OGX OGXP3.SA, the EBX group’s oil and gas unit, fell 2.4 percent. Brazil’s No. 2 oil company by market value, OGX plans to produce 1.4 million barrels of oil and natural gas equivalent by 2020.
That is about half the current output of the United Arab Emirates, of which Abu Dhabi is a part.
Through Centennial, the investment gives Mubadala an indirect stake MMX, LLX, MPX, OSX and OGX as well as in sports marketing, gold mining, healthcare, beauty products and entertainment companies.
While most EBX companies are in the start-up phase, the group is expected to generate $15 billion in annual operational earnings by the end of 2015, Batista, Brazil’s richest man, said in August.

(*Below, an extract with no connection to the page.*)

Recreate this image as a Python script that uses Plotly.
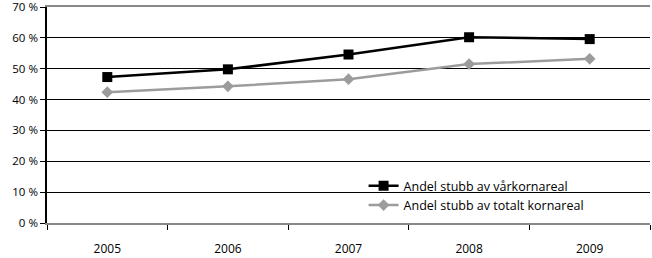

The deal will also give Mubadala, which has assets worth about $46 billion, “participation in both EBX and Mr. Batista’s pipeline of future investment opportunities, such as technology companies, cement, fertilizers, entertainment and others,” the company said.
The fertilizer investments are planned for Brazil’s northeastern state of Maranhão, where MPX and OGX have large natural gas resources. Mubadala and EBX hope to produce crop nutrients for Brazil’s growing agricultural frontier in the country’s northeast and Cerrado region using that gas, Batista said.
“The next 30 million tonnes of Brazilian grains production is going to come from this region and we are close to it with cheap gas,” Batista said. “Mubadala is very interested in food security and growth crops to supply the Emirates with food.”
The fertilizer investments are going to be a private EBX venture through Centennial and not part of one of EBX’s traded companies, Batista said.
He also hopes the investment will help him speed up construction at OSX’s shipyard on the grounds of LLX’s Port of Açu, north of Rio de Janeiro.
Troubles at Brazil’s largest shipyard, Estaleiro Atlantica Sul near Recife, could result in additional business for OSX as state-led oil company Petrobras (PETR4.SA) seeks to speed its own offshore oil and gas investments.
Samsung, the Korean partner in Atlantico Sul, recently quit after disagreements with its Brazilian partners and low efficiency.
“Their loss could be our gain,” Batista said. “Petrobras is looking carefully at our project as an alternative to Atlantico Sul.”
While EBX is based in Brazil, the world’s sixth-largest economy, Batista and his EBX companies also have mining and port assets in Chile and Colombia, which could help open those markets to further Mubadala investment in Latin America.
Mubadala is seeking ways to use its oil revenue to develop and sustain Abu Dhabi and its social services in view of diminishing oil reserves.